Ciods, I'm glad you expanded on the clarity of talking. Because I think actions are more important than words, animals get by fine without words, and that seems a lot more natural or comfortable than online relationships conducted entirely with words devoid of nonverbal communication. I was using precise in the sense that everyone has the same dictionary, so our stated motivations are less ambiguous than our actions which are devoid of information about why we want what we are doing..
"a hand near/on the throat--are okay to explore nonverbally once they sit within a larger context that's already been established."
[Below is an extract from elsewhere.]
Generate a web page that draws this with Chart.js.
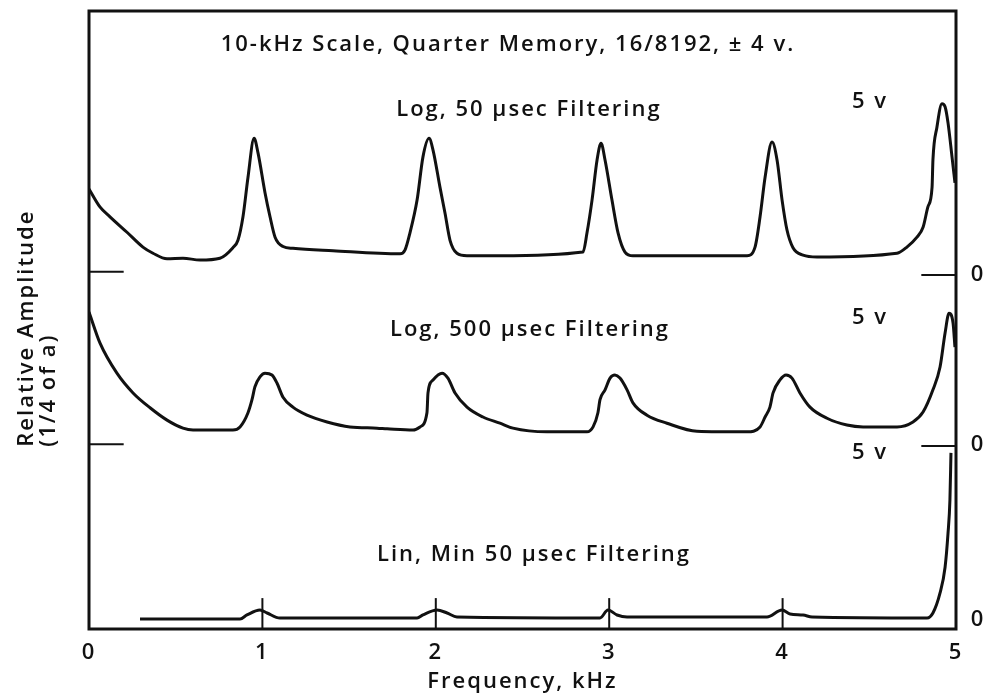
<!DOCTYPE html>
<html>
<head>
<meta charset="utf-8">
<script src="https://cdn.jsdelivr.net/npm/chart.js@4.4.0/dist/chart.umd.min.js"></script>
<style>
  body { margin: 0; background: #fff; }
  canvas { display: block; }
</style>
</head>
<body>
<canvas id="chart" width="986" height="699"></canvas>
<script>
// Frequency in kHz, amplitude in display units (0 = bottom of frame, 100 = top)

// Log, 50 usec filtering (top trace)
const topFreq = [0, 0.063, 0.121, 0.219, 0.311, 0.369, 0.45, 0.542, 0.64, 0.755, 0.83, 0.859, 0.888, 0.917, 0.952, 0.975, 1.015, 1.044, 1.073, 1.119, 1.176, 1.407, 1.794, 1.822, 1.851, 1.892, 1.926, 1.961, 1.984, 2.024, 2.053, 2.082, 2.122, 2.18, 2.37, 2.849, 2.872, 2.901, 2.93, 2.953, 2.976, 3.016, 3.051, 3.091, 3.137, 3.795, 3.841, 3.87, 3.899, 3.939, 3.968, 3.997, 4.025, 4.06, 4.118, 4.198, 4.66, 4.717, 4.775, 4.81, 4.838, 4.862, 4.867, 4.89, 4.919, 4.937, 4.954, 4.977, 4.994];
const topAmp = [71.2, 68.3, 66.7, 64.2, 61.8, 60.8, 59.9, 60.0, 59.7, 60.0, 61.7, 62.9, 66.7, 73.1, 79.4, 77.0, 70.6, 66.7, 63.4, 61.9, 61.6, 61.2, 60.7, 61.3, 64.1, 69.4, 76.4, 79.4, 77.5, 71.5, 67.3, 62.9, 60.8, 60.4, 60.4, 61.0, 64.1, 69.4, 75.9, 78.6, 75.9, 69.4, 64.1, 61.0, 60.4, 60.4, 61.8, 66.7, 73.1, 78.8, 75.9, 69.4, 64.6, 61.7, 60.5, 60.2, 60.8, 61.8, 63.4, 65.0, 68.3, 71.5, 75.9, 81.2, 85.0, 84.5, 81.9, 76.4, 72.2];

// Log, 500 usec filtering (middle trace)
const midFreq = [0, 0.063, 0.161, 0.254, 0.352, 0.45, 0.542, 0.6, 0.83, 0.871, 0.917, 0.94, 0.957, 0.986, 1.015, 1.055, 1.084, 1.119, 1.176, 1.257, 1.373, 1.505, 1.661, 1.719, 1.869, 1.909, 1.949, 1.955, 1.984, 2.036, 2.07, 2.111, 2.18, 2.272, 2.37, 2.445, 2.641, 2.872, 2.907, 2.935, 2.947, 2.976, 3.005, 3.033, 3.062, 3.103, 3.137, 3.218, 3.333, 3.506, 3.795, 3.87, 3.899, 3.927, 3.945, 3.985, 4.02, 4.054, 4.1, 4.158, 4.256, 4.371, 4.464, 4.66, 4.752, 4.81, 4.867, 4.908, 4.937, 4.96, 4.983, 4.994];
const midAmp = [51.3, 46.3, 41.4, 38.2, 35.8, 33.8, 32.5, 32.2, 32.2, 32.7, 35.0, 37.1, 39.2, 40.8, 41.4, 41.1, 39.8, 37.5, 35.9, 34.6, 33.5, 32.7, 32.5, 32.4, 32.2, 32.7, 35.0, 38.2, 40.3, 41.4, 40.6, 38.2, 35.9, 34.3, 33.3, 32.5, 31.9, 31.9, 32.7, 35.0, 37.1, 38.7, 40.6, 41.1, 40.6, 38.7, 36.6, 34.6, 33.3, 32.0, 31.9, 32.7, 34.3, 35.9, 38.2, 40.3, 41.1, 40.6, 38.2, 35.9, 34.1, 33.0, 32.7, 32.7, 33.5, 35.1, 38.7, 42.4, 47.9, 51.1, 49.5, 45.6];

// Lin, Min 50 usec filtering (bottom trace)
const linFreq = [0.294, 0.871, 0.911, 0.986, 1.027, 1.101, 1.892, 1.926, 2.007, 2.065, 2.122, 2.947, 2.993, 3.045, 3.103, 3.91, 3.997, 4.043, 4.118, 4.17, 4.833, 4.867, 4.908, 4.937, 4.954, 4.965, 4.971];
const linAmp = [1.62, 1.62, 2.27, 3.07, 2.59, 1.78, 1.78, 2.27, 3.07, 2.59, 1.94, 1.78, 3.07, 2.27, 1.94, 1.94, 3.07, 2.43, 2.27, 1.94, 1.78, 2.59, 5.83, 10.0, 15.5, 20.9, 28.5];

// zero levels of the two upper traces (left / right marks)
const zeroLeft = [57.8, 29.9];
const zeroRight = [57.3, 29.6];

// x tick labels and the little markers above the lin peaks
const freqTicks = [0, 1, 2, 3, 4, 5];
const peakMarks = [1, 2, 3, 4];

const FONT = '"Open Sans", sans-serif';
const INK = "#111";

function toPoints(xs, ys) {
  return xs.map((x, i) => ({ x: x, y: ys[i] }));
}

function trace(xs, ys) {
  return {
    data: toPoints(xs, ys),
    borderColor: INK,
    borderWidth: 3,
    pointRadius: 0,
    cubicInterpolationMode: "monotone",
    fill: false,
  };
}

// text placed in data coordinates
const labels = [
  { text: "10-kHz Scale, Quarter Memory, 16/8192, \u00b1 4 v.", x: 2.416, y: 94.6, align: "center" },
  { text: "Log, 50 \u03bcsec Filtering", x: 2.537, y: 84.0, align: "center" },
  { text: "Log, 500 \u03bcsec Filtering", x: 2.543, y: 48.4, align: "center" },
  { text: "Lin, Min 50 \u03bcsec Filtering", x: 2.566, y: 12.0, align: "center" },
  { text: "5 v", x: 4.4, y: 85.3, align: "left" },
  { text: "5 v", x: 4.4, y: 50.3, align: "left" },
  { text: "5 v", x: 4.4, y: 28.5, align: "left" },
  { text: "0", x: 5.085, y: 57.3, align: "left" },
  { text: "0", x: 5.085, y: 29.8, align: "left" },
  { text: "0", x: 5.085, y: 1.46, align: "left" },
];

const decorPlugin = {
  id: "decor",
  beforeDraw(chart) {
    // wide lettering like the original plot; chart.js resets the canvas on resize
    chart.ctx.letterSpacing = "2px";
  },
  afterDraw(chart) {
    const { ctx, chartArea: a, scales: { x, y } } = chart;
    ctx.save();
    ctx.strokeStyle = INK;
    ctx.fillStyle = INK;

    // frame
    ctx.lineWidth = 3;
    ctx.strokeRect(a.left, a.top, a.right - a.left, a.bottom - a.top);

    // zero level marks
    ctx.lineWidth = 2;
    zeroLeft.forEach((v) => {
      ctx.beginPath();
      ctx.moveTo(x.getPixelForValue(0), y.getPixelForValue(v));
      ctx.lineTo(x.getPixelForValue(0.2), y.getPixelForValue(v));
      ctx.stroke();
    });
    zeroRight.forEach((v) => {
      ctx.beginPath();
      ctx.moveTo(x.getPixelForValue(4.8), y.getPixelForValue(v));
      ctx.lineTo(x.getPixelForValue(5), y.getPixelForValue(v));
      ctx.stroke();
    });

    // markers at 1..4 kHz above the bottom trace
    peakMarks.forEach((f) => {
      const px = x.getPixelForValue(f);
      ctx.beginPath();
      ctx.moveTo(px, y.getPixelForValue(0));
      ctx.lineTo(px, y.getPixelForValue(5));
      ctx.stroke();
    });

    // text
    ctx.letterSpacing = "2px";
    ctx.font = "600 22px " + FONT;
    ctx.textBaseline = "middle";
    labels.forEach((l) => {
      ctx.textAlign = l.align;
      ctx.fillText(l.text, x.getPixelForValue(l.x), y.getPixelForValue(l.y));
    });

    // y title, rotated
    ctx.save();
    ctx.translate(a.left - 62, y.getPixelForValue(29.5));
    ctx.rotate(-Math.PI / 2);
    ctx.textAlign = "left";
    ctx.fillText("Relative Amplitude", 0, 0);
    ctx.fillText("(1/4 of a)", 0, 22);
    ctx.restore();

    ctx.restore();
  },
};

new Chart(document.getElementById("chart"), {
  type: "line",
  data: {
    datasets: [trace(topFreq, topAmp), trace(midFreq, midAmp), trace(linFreq, linAmp)],
  },
  options: {
    responsive: false,
    animation: false,
    layout: { padding: { left: 89, right: 30, top: 11, bottom: 0 } },
    plugins: { legend: { display: false }, tooltip: { enabled: false } },
    scales: {
      x: {
        type: "linear",
        min: 0,
        max: 5,
        afterBuildTicks(scale) {
          scale.ticks = freqTicks.map((v) => ({ value: v }));
        },
        afterFit(scale) {
          scale.height = 70;
        },
        grid: { display: false, drawTicks: false },
        border: { display: false },
        ticks: { color: INK, padding: 11, font: { family: FONT, size: 22, weight: "600" } },
        title: {
          display: true,
          text: "Frequency, kHz",
          color: INK,
          font: { family: FONT, size: 22, weight: "600" },
          padding: { top: 0, bottom: 4 },
        },
      },
      y: { display: false, min: 0, max: 100 },
    },
  },
  plugins: [decorPlugin],
});
</script>
</body>
</html>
Unless it's been established verbally that this is being done by a partner who wants to progress to choking, this isn't a good way to feel out choking, in my opinion. I don't think that many people would consent to choking if they were given the choice in a relaxed environment, especially with a newish partner. If they've already said they'd be ok with some breath play and it's within their limits to hold or press down on their neck, then that could be fine foreplay for choking. I think that creeping slowly, as in your example, toward choking, was probably the guys' mistake in the first letter, so she needs to be more proactive if she's attracting those sorts of guys. She could ask up front as soon as they start flirting about going to bed if they are into choking, and dump them if they are, to make sure she doesn't get surprised with it in bed again. If they just asked up front, then she wouldn't have to preemptively ask, herself, to avoid a bad time.
I'm not sure you're saying that you'd try that on a lover, maybe you'd just accept that sort of 'accident' from a lover, who creeped into choking space slowly but hurt you or made you uncomfortable with it, more through negligence than malice? The only reason we were talking about this move was as a way to slowly explore choking space, correct? Because if the neck is not ever going to be asked or attempted to be choked, then covering the throat gently without pressure, or pressing on the safe massage parts of the neck seems fine or likely pleasant touch. But as a precursor to a dangerous sex act? No. We might have a different regard for safety of our partners, or a disagreement of what is safe or reasonably cautious.. I can argue the latter but the former is just preference.